Rinse, repeat. Thursday, Friday, we wandered down for breakfast, wandered around town for awhile, wandered back to lie around and read. When I got bored Thursday, I started collaging the WIP, find enthusiasm for the project and possible glimmerings of a fix for the problem. Love the characters a LOT. Love the setup a LOT. Feel strongly that it has the potential to be really good work. Optimism restored.
By Friday night, after we’d walked for four or five hours, all over the village, shooting photos, eating Danishes and vegetable sandwiches, shopping for treats for the baby and my d-i-l, I realized that what I’d needed was REST. Pure, unadulterated rest. Even boredom.
That night, I worked on the collage some more, drank a couple of beers, fell asleep early reading the third novel of the week. When I awakened, the plot and characters of the WIP were swirling around like a jigsaw puzzle in my head, fitting themselves into various arrangements for my perusal.
If I am to think about the qualities of a wise woman, an elder, then I have to make sure that an examination of rest is on there. In our hurry, hurry, hurry material world, rest is desperately neglected. I am very guilty of pushing myself until I crash, like student cramming for finals, and that’s not wise behavior.
Happily, I am refreshed and relaxed, and I have already scheduled a retreat for three months away, so that I don’t get overwhelmed.
Do you find it hard to get enough rest? Do you even recognize when you’re overly tired?
7 thoughts on “Rest”
It’s people like you that make my day…
Ha ha ha…I often find myself doing the same thing… I look forward to having the time to write, the freedom of two whole days. Then I get there and have stage fright. Or I procrastinate by taking a nap, reading, painting and cooking. I had to stop making myself feel guilty and just go with what I needed and felt right.
Because then suddenly I find days later that it is all pouring out of me the words to the page maybe not when I wanted it to, but when it needed too and my writing is better for it.
I love that when I started reading this I had to laugh with understanding and reply. Because I have been procrastinating all dang week…
Shannon, that’s it! Days later, I’m all awash with new ideas that the rest gave me.
What a wise and wonderful post – I so needed to hear this. I feel that I’m constantly behind in my work, so much so that I then get frozen into complete inaction and fearful that I’ve forgotten how to write fiction. Your post reminded me that it’s way too easy to fall into the trap of only defining writing by the number of hours we sit in front of our computers. The real truth is, writers write all the time and most importantly, it is those hours when we’re doing nothing but relaxing that we can pull the stories out of the well. Thanks, Barbara, this was wonderful.

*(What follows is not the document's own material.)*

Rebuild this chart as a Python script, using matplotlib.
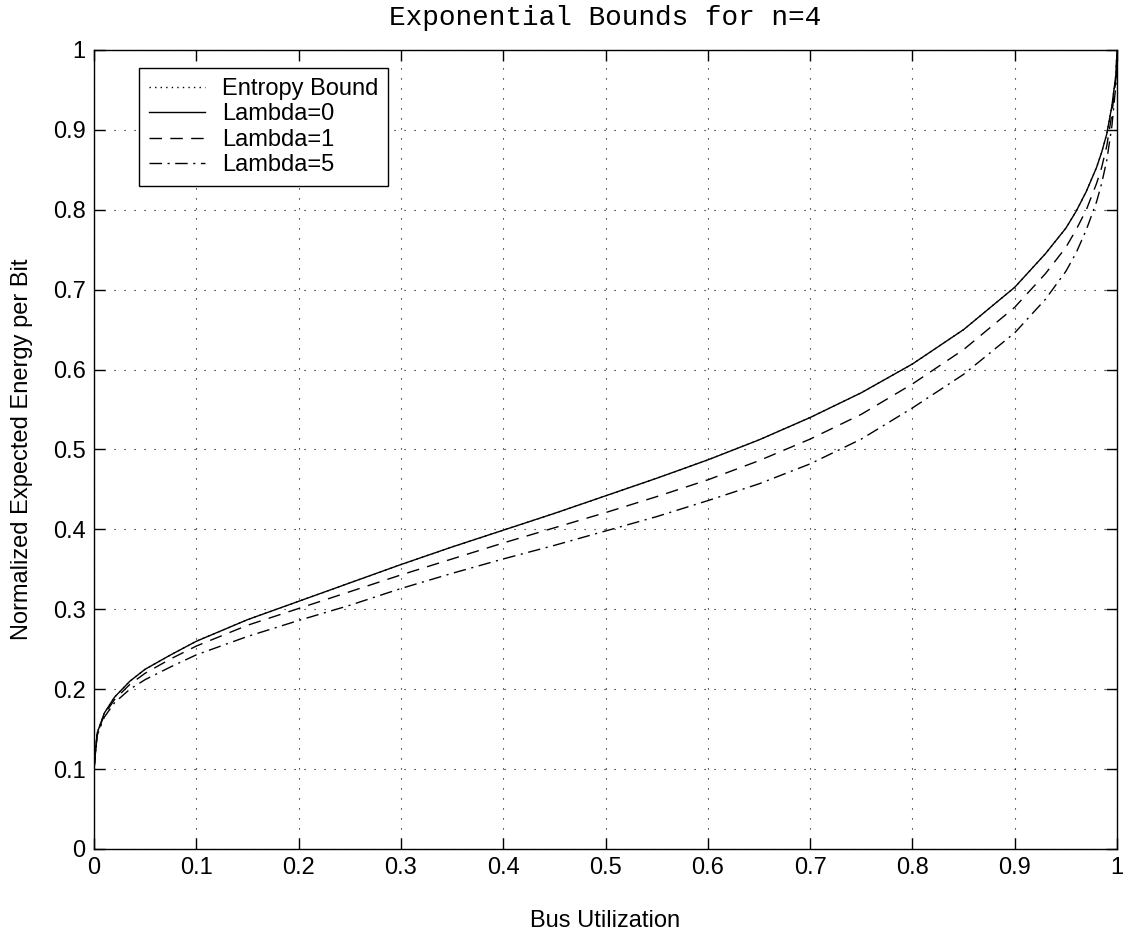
import matplotlib
matplotlib.use('Agg')
import matplotlib.pyplot as plt

plt.rcParams.update({'font.family': ['Liberation Sans', 'DejaVu Sans'], 'font.size': 17})

# bus utilization samples
util = [0.0, 0.003, 0.01, 0.02, 0.035, 0.05, 0.075, 0.1, 0.15, 0.2, 0.25, 0.3, 0.35,
        0.4, 0.45, 0.5, 0.55, 0.6, 0.65, 0.7, 0.75, 0.8, 0.85, 0.9, 0.93, 0.95,
        0.96, 0.97, 0.98, 0.985, 0.99, 0.995, 0.999, 1.0]

# normalized expected energy per bit
entropy = [0.10, 0.145, 0.170, 0.190, 0.210, 0.225, 0.243, 0.260, 0.287, 0.310, 0.333,
           0.356, 0.378, 0.399, 0.420, 0.442, 0.464, 0.487, 0.512, 0.540, 0.571, 0.607,
           0.650, 0.703, 0.745, 0.777, 0.798, 0.823, 0.853, 0.872, 0.895, 0.930, 0.970, 1.0]
lam0 = entropy
lam1 = [0.10, 0.144, 0.168, 0.187, 0.206, 0.220, 0.238, 0.254, 0.280, 0.301, 0.322,
        0.343, 0.363, 0.383, 0.402, 0.421, 0.441, 0.462, 0.486, 0.513, 0.544, 0.582,
        0.625, 0.678, 0.720, 0.753, 0.775, 0.800, 0.833, 0.853, 0.880, 0.920, 0.965, 1.0]
lam5 = [0.10, 0.142, 0.165, 0.183, 0.200, 0.212, 0.228, 0.243, 0.266, 0.286, 0.305,
        0.326, 0.345, 0.363, 0.380, 0.398, 0.416, 0.436, 0.457, 0.482, 0.513, 0.552,
        0.594, 0.646, 0.688, 0.723, 0.746, 0.775, 0.810, 0.833, 0.862, 0.905, 0.958, 1.0]

fig = plt.figure(figsize=(11.25, 9.38), dpi=100)
ax = fig.add_axes([0.0836, 0.0949, 0.9093, 0.8518])

ax.plot(util, entropy, color='black', lw=1.0, linestyle=(0, (1, 3)), label='Entropy Bound')
ax.plot(util, lam0, color='black', lw=1.0, linestyle='-', label='Lambda=0')
ax.plot(util, lam1, color='black', lw=1.0, linestyle=(0, (9, 6)), label='Lambda=1')
ax.plot(util, lam5, color='black', lw=1.0, linestyle=(0, (9, 4, 1.5, 4)), label='Lambda=5')

ax.set_xlim(0, 1)
ax.set_ylim(0, 1)
ticks = [i / 10 for i in range(11)]
labels = ['0'] + [f'{t:.1f}' for t in ticks[1:-1]] + ['1']
ax.set_xticks(ticks)
ax.set_xticklabels(labels)
ax.set_yticks(ticks)
ax.set_yticklabels(labels)
ax.tick_params(direction='in', top=True, right=True, length=8, width=1, labelsize=17, pad=6)
ax.grid(True, color='black', linestyle=(0, (1, 8)), lw=0.8)
for s in ax.spines.values():
    s.set_linewidth(1.0)

ax.set_xlabel('Bus Utilization', fontsize=17, labelpad=22)
ax.set_ylabel('Normalized Expected Energy per Bit', fontsize=17, labelpad=14)
ax.set_title('Exponential Bounds for n=4', fontsize=20, family='Liberation Mono', pad=18)

leg = ax.legend(loc='upper left', bbox_to_anchor=(0.044, 0.977), borderaxespad=0,
                fancybox=False, edgecolor='black', framealpha=1, fontsize=17,
                handlelength=2.4, labelspacing=0.15, borderpad=0.4, handletextpad=0.7)
leg.get_frame().set_linewidth(1.0)

fig.savefig('out.png', dpi=100)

Barbara, thanks so much for this post! I too have been beating myself up with negative self-talk for taking a break from writing because the Day Job has been super stressful.
So much to do, falling so far behind my productivity targets and my self-imposed submission deadlines, gotta keep writing, gotta get busy! I’ll never get published it I don’t!
But it’s not laziness or procrastination. I genuinely need the time off. I’m reconsidering what I’m doing. Trying to find ways of being more authentically myself and bringing all of my life into line with what is true for me.
Though if I’m still saying this in a couple of weeks time, I need a kick up the bum!
Cheryl, isn’t it funny that we have to still keep reminding ourselves of this after so many years in the game?
Love that, Autumn. Being authentically yourself…but also, yes, noticing when that has turned to procrastination.